Initial Unemployment Claims Fall To Lowest Since 2006
April 27th, 2014
in aa syndication
by Lee Adler, Wall Street Examiner
The advance number of actual initial claims under state programs, unadjusted, totaled 297,870 in the week ending April 19, a decrease of 20,923 (or -6.6 percent) from the previous week. There were 326,264 initial claims in the comparable week in 2013. – DoL
Compared to the comparable week last year claims declined 8.6%, consistent with recent trends…. More to follow.
The seasonally adjusted headline number was 329,000. Keep in mind that that is a made up number. Conomists consensus was for 312,000. Not a bad guess. Bloomberg blamed the seasonal adjustment factor for the Easter holiday for the miss. The actual unadjusted data was absolutely consistent with the trend.

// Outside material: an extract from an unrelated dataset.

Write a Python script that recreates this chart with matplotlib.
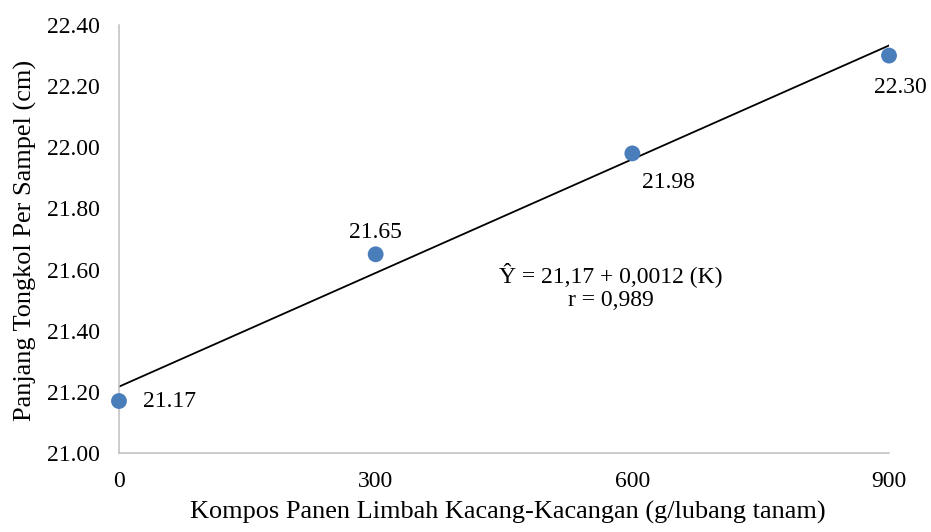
"""Scatter with linear trend: cob length vs legume-waste compost dose."""

import numpy as np
import matplotlib.pyplot as plt

plt.rcParams["font.family"] = ["Liberation Serif", "DejaVu Serif"]

dose = [0, 300, 600, 900]
cob_length = [21.17, 21.65, 21.98, 22.30]
point_labels = ["21.17", "21.65", "21.98", "22.30"]
y_ticks = [21.00, 21.20, 21.40, 21.60, 21.80, 22.00, 22.20, 22.40]
x_ticks = [0, 300, 600, 900]

# label offsets (points) for each data label
label_offsets = [(17, 0), (0, 16), (26, -21), (8, -23)]
label_align = ["left", "center", "center", "center"]

fig = plt.figure(figsize=(9.31, 5.32), dpi=100)
ax = fig.add_axes([0.1278, 0.1485, 0.8271, 0.8045])

ax.scatter(dose, cob_length, s=130, color="#4A7EBB", edgecolors="none",
           zorder=3, clip_on=False)

# least-squares trend line
slope, intercept = np.polyfit(dose, cob_length, 1)
xs = np.array([dose[0], dose[-1]])
ax.plot(xs, intercept + slope * xs, color="black", linewidth=1.3, zorder=2)

for x, y, text, off, ha in zip(dose, cob_length, point_labels, label_offsets, label_align):
    ax.annotate(text, (x, y), xytext=off, textcoords="offset points",
                ha=ha, va="center", fontsize=17)

ax.text(575, 21.545, "Ŷ = 21,17 + 0,0012 (K)\nr = 0,989", ha="center", va="center",
        fontsize=17, linespacing=1.2)

ax.set_xlim(0, 900)
ax.set_ylim(21.0, 22.4)
ax.set_xticks(x_ticks)
ax.set_yticks(y_ticks)
ax.set_yticklabels([f"{v:.2f}" for v in y_ticks])
ax.tick_params(length=0, labelsize=17)
ax.tick_params(axis="x", pad=13)
ax.tick_params(axis="y", pad=14)

for side in ("top", "right"):
    ax.spines[side].set_visible(False)
for side in ("left", "bottom"):
    ax.spines[side].set_color("#BFBFBF")
    ax.spines[side].set_linewidth(1.1)

ax.set_xlabel("Kompos Panen Limbah Kacang-Kacangan (g/lubang tanam)", fontsize=18.9)
ax.set_ylabel("Panjang Tongkol Per Sampel (cm)", fontsize=18.9)
ax.xaxis.set_label_coords(0.5045, -0.1125)
ax.yaxis.set_label_coords(-0.1065, 0.4977)

fig.savefig("out.png", dpi=100, facecolor="white")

According to the DoL – “The seasonal factors had expected a decrease of 42,668 (or -13.4 percent) from the previous week,” versus the actual decline of 20,923. The 10 year average for the comparable week was a drop of 29,306. Accounting for the holiday, this was a slightly below average performance for the week.
However, this was the lowest number of claims for this week since April 2006, at the top of the housing/credit bubble. As a percentage of total eligible workers, this week was lower than the 2006 figure, and was the lowest since April 2000.
This suggests an economy stretched to its limits by the distortions and missallocation of labor caused by QE.